Figure 7 shows the variation in plasma expansion velocity at millisecond and nanosecond pulsed laser energy densities of 800 J/cm² and 50 J/cm², and ∆t = 0.25 ms. The red line in the figure is a local enlarged view of the blue line, in order to more intuitively observe the change trend of plasma expansion velocity and pressure near the maximum value and obtain the change law more accurately. As can be seen from the following two figures, the plasma begins to produce at the time of nanosecond action, when the expansion velocity of the plasma is 65 m/s, the laser absorption wave is produced at the time of 252 μs, the expansion velocity of the laser absorption wave is 197 m/s, the maximum velocity of the absorption wave is 371 m/s at 255 μs, and the expansion velocity of the laser absorption wave is greater than the speed of sound, which is the laser-supported detonation wave. With the end of the nanosecond pulse laser irradiation, the millisecond pulse laser energy cannot maintain the detonation wave propagation at 257.5 μs. At this time, the laser supports the combustion wave to continue to propagate. Still, the propagation velocity decreases gradually, and the propagation velocity of the laser absorption wave decreases to 0.6 m/s at 1.2 ms. The plasma expansion pressure reaches the peak value of 4.09 × 10⁵ Pa at 255 μs, and the high pressure is concentrated at the plasma expansion interface, which is mainly due to the giant plasma expansion velocity, which makes the velocity gradient at the front of the plasma huge, which leads to the increase in the pressure at the plasma expansion interface. At 259 μs, the pressure is mainly concentrated in the shock wave front, which is primarily because the shock wave begins to appear and the reverse laser beam propagates, and the recoil pressure is primarily concentrated in the laser shock wave.

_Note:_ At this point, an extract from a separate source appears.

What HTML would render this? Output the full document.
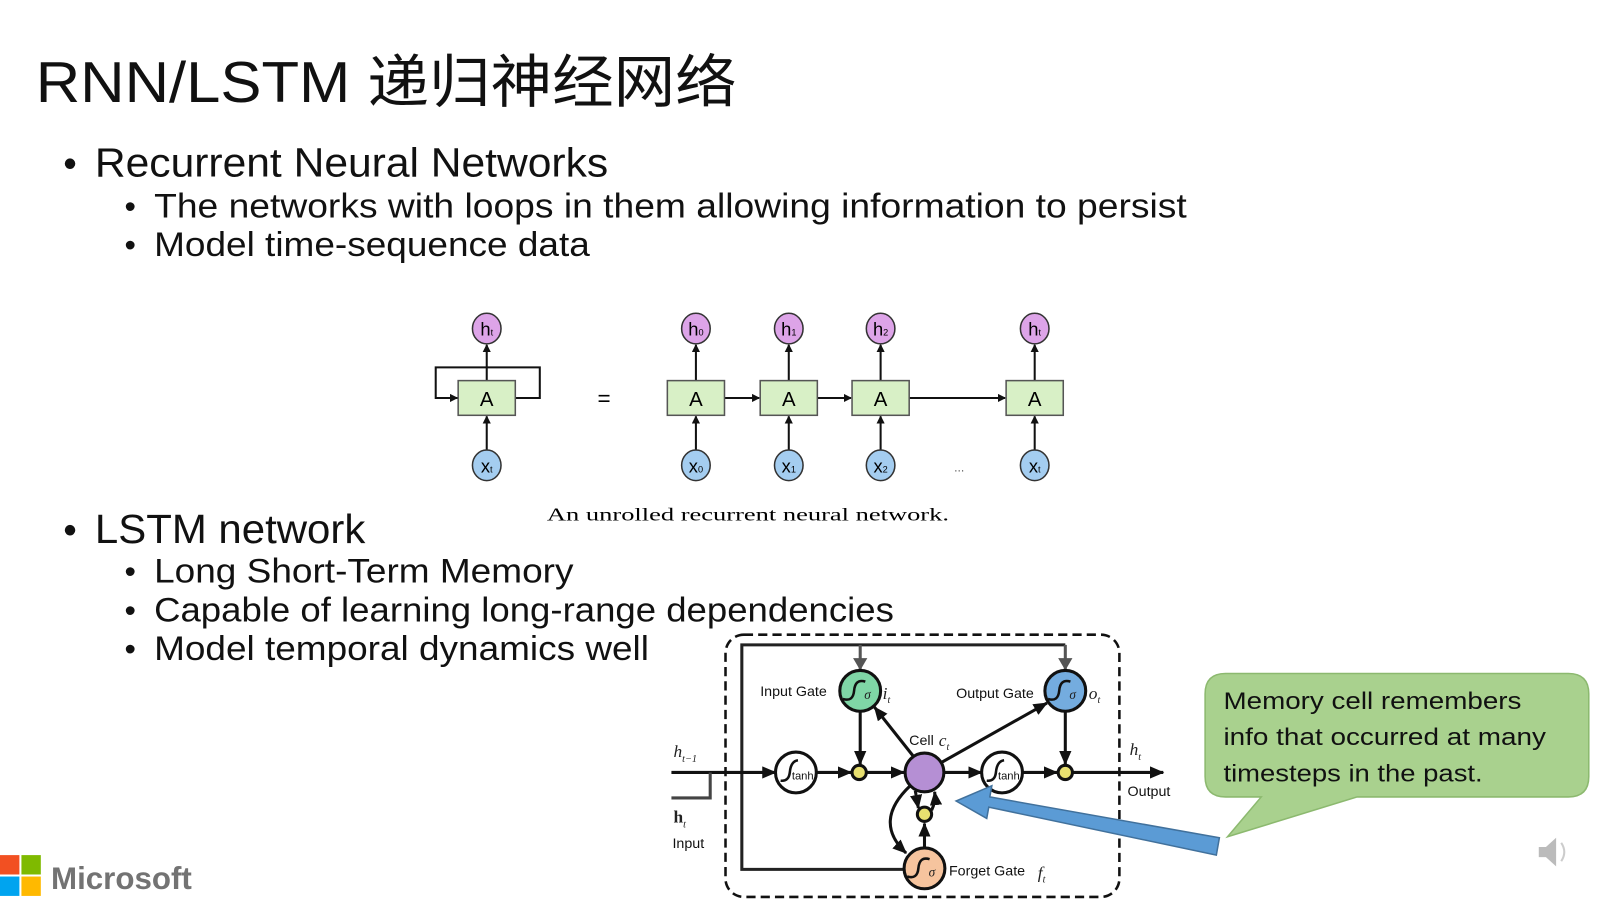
<!DOCTYPE html>
<html><head><meta charset="utf-8"><style>
html,body{margin:0;padding:0;background:#fff;width:1600px;height:900px;overflow:hidden}
svg{display:block}
.t{font-family:"Liberation Sans","Noto Sans CJK SC",sans-serif;fill:#111}
.s{font-family:"Liberation Sans",sans-serif;fill:#111}
.m{font-family:"Liberation Serif",serif;font-style:italic;fill:#222}
</style></head><body>
<svg width="1600" height="900" viewBox="0 0 1568 882" preserveAspectRatio="xMinYMin meet" xmlns="http://www.w3.org/2000/svg">
<defs>
<marker id="a" markerWidth="8" markerHeight="8" refX="7" refY="4" orient="auto" markerUnits="userSpaceOnUse"><path d="M0,0 L8,4 L0,8z" fill="#111"/></marker>
<marker id="b" markerWidth="14" markerHeight="12" refX="13" refY="6" orient="auto" markerUnits="userSpaceOnUse"><path d="M0,0 L14,6 L0,12z" fill="#111"/></marker>
<marker id="g" markerWidth="12" markerHeight="14" refX="11" refY="7" orient="auto" markerUnits="userSpaceOnUse"><path d="M0,0 L12,7 L0,14z" fill="#555"/></marker>
</defs>
<text class="t" x="35" y="100" font-size="56" textLength="687" lengthAdjust="spacingAndGlyphs">RNN/LSTM 递归神经网络</text>
<g class="s">
<text x="62" y="173" font-size="38">•</text>
<text x="93" y="173" font-size="40" textLength="503" lengthAdjust="spacingAndGlyphs">Recurrent Neural Networks</text>
<text x="122" y="213" font-size="32">•</text>
<text x="151" y="213" font-size="34" textLength="1012" lengthAdjust="spacingAndGlyphs">The networks with loops in them allowing information to persist</text>
<text x="122" y="251" font-size="32">•</text>
<text x="151" y="251" font-size="34" textLength="427" lengthAdjust="spacingAndGlyphs">Model time-sequence data</text>
<text x="62" y="532" font-size="38">•</text>
<text x="93" y="532" font-size="40" textLength="265" lengthAdjust="spacingAndGlyphs">LSTM network</text>
<text x="122" y="571" font-size="32">•</text>
<text x="151" y="571" font-size="34" textLength="411" lengthAdjust="spacingAndGlyphs">Long Short-Term Memory</text>
<text x="122" y="609" font-size="32">•</text>
<text x="151" y="609" font-size="34" textLength="725" lengthAdjust="spacingAndGlyphs">Capable of learning long-range dependencies</text>
<text x="122" y="647" font-size="32">•</text>
<text x="151" y="647" font-size="34" textLength="485" lengthAdjust="spacingAndGlyphs">Model temporal dynamics well</text>
</g>
<g stroke="#111" stroke-width="2" fill="none">
<path d="M449,390 H427 V360 H529 V390 H505" />
<line x1="427" y1="390" x2="448" y2="390" marker-end="url(#a)"/>
<line x1="477" y1="441" x2="477" y2="408" marker-end="url(#a)"/>
<line x1="477" y1="373" x2="477" y2="338" marker-end="url(#a)"/>
</g>
<g font-family="Liberation Sans,sans-serif" font-size="20" text-anchor="middle">
<rect x="449" y="373" width="56" height="34" fill="#d8f0c6" stroke="#555" stroke-width="1.5"/>
<text x="477" y="398">A</text>
<ellipse cx="477" cy="322" rx="14" ry="15" fill="#dda4e8" stroke="#333" stroke-width="1.5"/>
<text x="477" y="329" font-size="18">h<tspan font-size="9">t</tspan></text>
<ellipse cx="477" cy="456" rx="14" ry="15" fill="#a4cdf0" stroke="#333" stroke-width="1.5"/>
<text x="477" y="463" font-size="18">x<tspan font-size="9">t</tspan></text>
<text x="592" y="398" font-size="22">=</text>
</g>
<g stroke="#111" stroke-width="2" fill="none">
<line x1="710" y1="390" x2="744" y2="390" marker-end="url(#a)"/>
<line x1="801" y1="390" x2="834" y2="390" marker-end="url(#a)"/>
<line x1="891" y1="390" x2="985" y2="390" marker-end="url(#a)"/>
</g>
<g font-family="Liberation Sans,sans-serif" text-anchor="middle">
<line x1="682" y1="441" x2="682" y2="408" stroke="#111" stroke-width="2" marker-end="url(#a)"/>
<line x1="682" y1="373" x2="682" y2="338" stroke="#111" stroke-width="2" marker-end="url(#a)"/>
<line x1="773" y1="441" x2="773" y2="408" stroke="#111" stroke-width="2" marker-end="url(#a)"/>
<line x1="773" y1="373" x2="773" y2="338" stroke="#111" stroke-width="2" marker-end="url(#a)"/>
<line x1="863" y1="441" x2="863" y2="408" stroke="#111" stroke-width="2" marker-end="url(#a)"/>
<line x1="863" y1="373" x2="863" y2="338" stroke="#111" stroke-width="2" marker-end="url(#a)"/>
<line x1="1014" y1="441" x2="1014" y2="408" stroke="#111" stroke-width="2" marker-end="url(#a)"/>
<line x1="1014" y1="373" x2="1014" y2="338" stroke="#111" stroke-width="2" marker-end="url(#a)"/>
<rect x="654" y="373" width="56" height="34" fill="#d8f0c6" stroke="#555" stroke-width="1.5"/>
<rect x="745" y="373" width="56" height="34" fill="#d8f0c6" stroke="#555" stroke-width="1.5"/>
<rect x="835" y="373" width="56" height="34" fill="#d8f0c6" stroke="#555" stroke-width="1.5"/>
<rect x="986" y="373" width="56" height="34" fill="#d8f0c6" stroke="#555" stroke-width="1.5"/>
<text x="682" y="398" font-size="20">A</text><text x="773" y="398" font-size="20">A</text><text x="863" y="398" font-size="20">A</text><text x="1014" y="398" font-size="20">A</text>
<g fill="#dda4e8" stroke="#333" stroke-width="1.5">
<ellipse cx="682" cy="322" rx="14" ry="15"/><ellipse cx="773" cy="322" rx="14" ry="15"/><ellipse cx="863" cy="322" rx="14" ry="15"/><ellipse cx="1014" cy="322" rx="14" ry="15"/>
</g>
<g fill="#a4cdf0" stroke="#333" stroke-width="1.5">
<ellipse cx="682" cy="456" rx="14" ry="15"/><ellipse cx="773" cy="456" rx="14" ry="15"/><ellipse cx="863" cy="456" rx="14" ry="15"/><ellipse cx="1014" cy="456" rx="14" ry="15"/>
</g>
<g font-size="18">
<text x="682" y="329">h<tspan font-size="9">0</tspan></text><text x="773" y="329">h<tspan font-size="9">1</tspan></text><text x="863" y="329">h<tspan font-size="9">2</tspan></text><text x="1014" y="329">h<tspan font-size="9">t</tspan></text>
<text x="682" y="463">x<tspan font-size="9">0</tspan></text><text x="773" y="463">x<tspan font-size="9">1</tspan></text><text x="863" y="463">x<tspan font-size="9">2</tspan></text><text x="1014" y="463">x<tspan font-size="9">t</tspan></text>
</g>
<text x="940" y="462" font-size="12" fill="#555">...</text>
<text x="733" y="510" font-family="Liberation Serif,serif" font-size="18" textLength="394" lengthAdjust="spacingAndGlyphs">An unrolled recurrent neural network.</text>
</g>
<rect x="711" y="622" width="386" height="257" rx="18" fill="none" stroke="#111" stroke-width="2.5" stroke-dasharray="9,5"/>
<g stroke="#111" stroke-width="3" fill="none">
<path d="M890,852 H727 V632 H1044" stroke="#222"/>
<line x1="843" y1="632" x2="843" y2="656" stroke="#555" marker-end="url(#g)"/>
<line x1="1044" y1="632" x2="1044" y2="656" stroke="#555" marker-end="url(#g)"/>
<line x1="658" y1="757" x2="760" y2="757" marker-end="url(#b)"/>
<polyline points="658,782 696,782 696,757" stroke="#444"/>
<line x1="800" y1="757" x2="834" y2="757" marker-end="url(#b)"/>
<line x1="850" y1="757" x2="886" y2="757" marker-end="url(#b)"/>
<line x1="843" y1="697" x2="843" y2="749" marker-end="url(#b)"/>
<line x1="1044" y1="697" x2="1044" y2="749" marker-end="url(#b)"/>
<line x1="925" y1="757" x2="962" y2="757" marker-end="url(#b)"/>
<line x1="1002" y1="757" x2="1036" y2="757" marker-end="url(#b)"/>
<line x1="1052" y1="757" x2="1140" y2="757" marker-end="url(#b)"/>
<line x1="895" y1="741" x2="857" y2="693" marker-end="url(#b)"/>
<line x1="923" y1="747" x2="1026" y2="689" marker-end="url(#b)"/>
<line x1="906" y1="833" x2="906" y2="807" marker-end="url(#b)"/>
<line x1="897" y1="775" x2="900" y2="792" marker-end="url(#b)"/>
<path d="M913,794 Q917,786 916,776" marker-end="url(#b)"/>
<path d="M892,770 Q855,805 888,836" marker-end="url(#b)"/>
</g>
<g stroke="#111" stroke-width="3">
<circle cx="843" cy="677" r="20" fill="#7fd6a6"/>
<circle cx="1044" cy="677" r="20" fill="#74acdf"/>
<circle cx="906" cy="757" r="19" fill="#b58fd4"/>
<circle cx="780" cy="757" r="20" fill="#fff"/>
<circle cx="982" cy="757" r="20" fill="#fff"/>
<circle cx="906" cy="851" r="20" fill="#f6c49e"/>
<circle cx="842" cy="757" r="7" fill="#e8e070"/>
<circle cx="1044" cy="757" r="7" fill="#e8e070"/>
<circle cx="906" cy="798" r="7" fill="#e8e070"/>
</g>
<g stroke="#111" stroke-width="2.5" fill="none">
<path d="M826,685 Q836,688 837,677 Q838,665 848,668"/>
<path d="M1027,685 Q1037,688 1038,677 Q1039,665 1049,668"/>
<path d="M889,859 Q899,862 900,851 Q901,839 911,842"/>
<path d="M765,765 Q773,766 774,757 Q775,746 782,745"/>
<path d="M967,765 Q975,766 976,757 Q977,746 984,745"/>
</g>
<g font-family="Liberation Sans,sans-serif" font-size="14" fill="#111">
<text x="745" y="682">Input Gate</text>
<text x="937" y="684">Output Gate</text>
<text x="891" y="730">Cell</text>
<text x="930" y="858">Forget Gate</text>
<text x="659" y="831">Input</text>
<text x="1105" y="780">Output</text>
<text x="776" y="764" font-size="11">tanh</text>
<text x="978" y="764" font-size="11">tanh</text>
<text x="847" y="685" font-size="13" class="m">σ</text>
<text x="1048" y="685" font-size="13" class="m">σ</text>
<text x="910" y="859" font-size="13" class="m">σ</text>
</g>
<g class="m" font-size="17">
<text x="865" y="685">i<tspan font-size="10" dy="4">t</tspan></text>
<text x="1067" y="685">o<tspan font-size="10" dy="4">t</tspan></text>
<text x="920" y="731">c<tspan font-size="10" dy="4">t</tspan></text>
<text x="1017" y="861">f<tspan font-size="10" dy="4">t</tspan></text>
<text x="660" y="742">h<tspan font-size="10" dy="5">t−1</tspan></text>
<text x="1107" y="740">h<tspan font-size="10" dy="5">t</tspan></text>
<text x="660" y="806" font-style="normal" font-weight="bold">h<tspan font-size="10" dy="5" font-weight="normal" font-style="italic">t</tspan></text>
</g>
<polygon points="1195,821 970,781 972,770 937,785 967,802 969,791 1192,838" fill="#5b9bd5" stroke="#41719c" stroke-width="1.5"/>
<path d="M1201,660 H1537 Q1557,660 1557,680 V761 Q1557,781 1537,781 H1330 L1203,820 L1236,781 H1201 Q1181,781 1181,761 V680 Q1181,660 1201,660z" fill="#a9d18e" stroke="#8cb96f" stroke-width="1.5"/>
<g class="s" font-size="24">
<text x="1199" y="695" textLength="292" lengthAdjust="spacingAndGlyphs">Memory cell remembers</text>
<text x="1199" y="730" textLength="316" lengthAdjust="spacingAndGlyphs">info that occurred at many</text>
<text x="1199" y="766" textLength="254" lengthAdjust="spacingAndGlyphs">timesteps in the past.</text>
</g>
<rect x="0" y="838" width="19" height="19" fill="#f25022"/>
<rect x="21" y="838" width="19" height="19" fill="#7fba00"/>
<rect x="0" y="859" width="19" height="19" fill="#00a4ef"/>
<rect x="21" y="859" width="19" height="19" fill="#ffb900"/>
<text x="50" y="871" font-family="Liberation Sans,sans-serif" font-size="31" font-weight="bold" fill="#737373" textLength="138" lengthAdjust="spacingAndGlyphs">Microsoft</text>
<path d="M1508,830 H1515 L1525,821 V849 L1515,840 H1508z" fill="#bbb"/>
<path d="M1530,826 Q1536,835 1530,844" stroke="#ccc" stroke-width="2" fill="none"/>
</svg>
</body></html>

According to Equation (24), the variation in wavefront pressure with time is calculated as shown in Figure 8a. The simulation results are in good agreement with the theoretical results, which reach the peak at 255 μs, where γ = 1.2 and ${\mathsf{\rho }}_0$ = 1.29 kg/m³. According to Equations (25) and (26), the relationship between the wavefront temperature and pressure is proportional, and the relationship between the wavefront temperature and time is calculated as shown in Figure 8b. The variation trend of the wavefront temperature is consistent with time, and the peak temperature is about 3.81 × 10⁴ K at 255 μs.

4. Conclusions

In this paper, the plasma and absorption wave produced by fused quartz induced by millisecond-nanosecond combined pulse lasers under different pulse delays and different nanosecond energy densities are simulated. The simulation results show the following: (1) The energy density of the millisecond pulse laser is 800 J/cm², and that of the nanosecond pulse laser is 20 J/cm² and 30 J/cm². The pulse delay time acquisition is ∆t = 0.2–3.0 ms, the highest energy coupling efficiency of the millisecond-nanosecond pulsed laser is at the ∆t = 1 ms moment, and the peak temperature and plasma velocity of fused silica increase first and then decrease with ∆t. (2) When ∆t = 0.25 ms, the energy density of the millisecond pulse is 800 J/cm² and the energy density of the nanosecond pulse is 30–70 J/cm². The intervention of the nanosecond pulse laser will cause more obvious thermal damage to and optical breakdown of the fused quartz under the condition of a higher absorption rate of the fused quartz. (3) When ∆t = 0.25 ms, the energy densities of the millisecond and nanosecond pulses are 800 J/cm² and 50 J/cm², respectively, and the simulation results are in good agreement with the theoretical results. The peak values of wavefront temperature and pressure are consistent with time. At 259 μs, the shock wave begins to appear and propagate against the laser beam, resulting in recoil pressure, which is mainly concentrated in the shock wave front.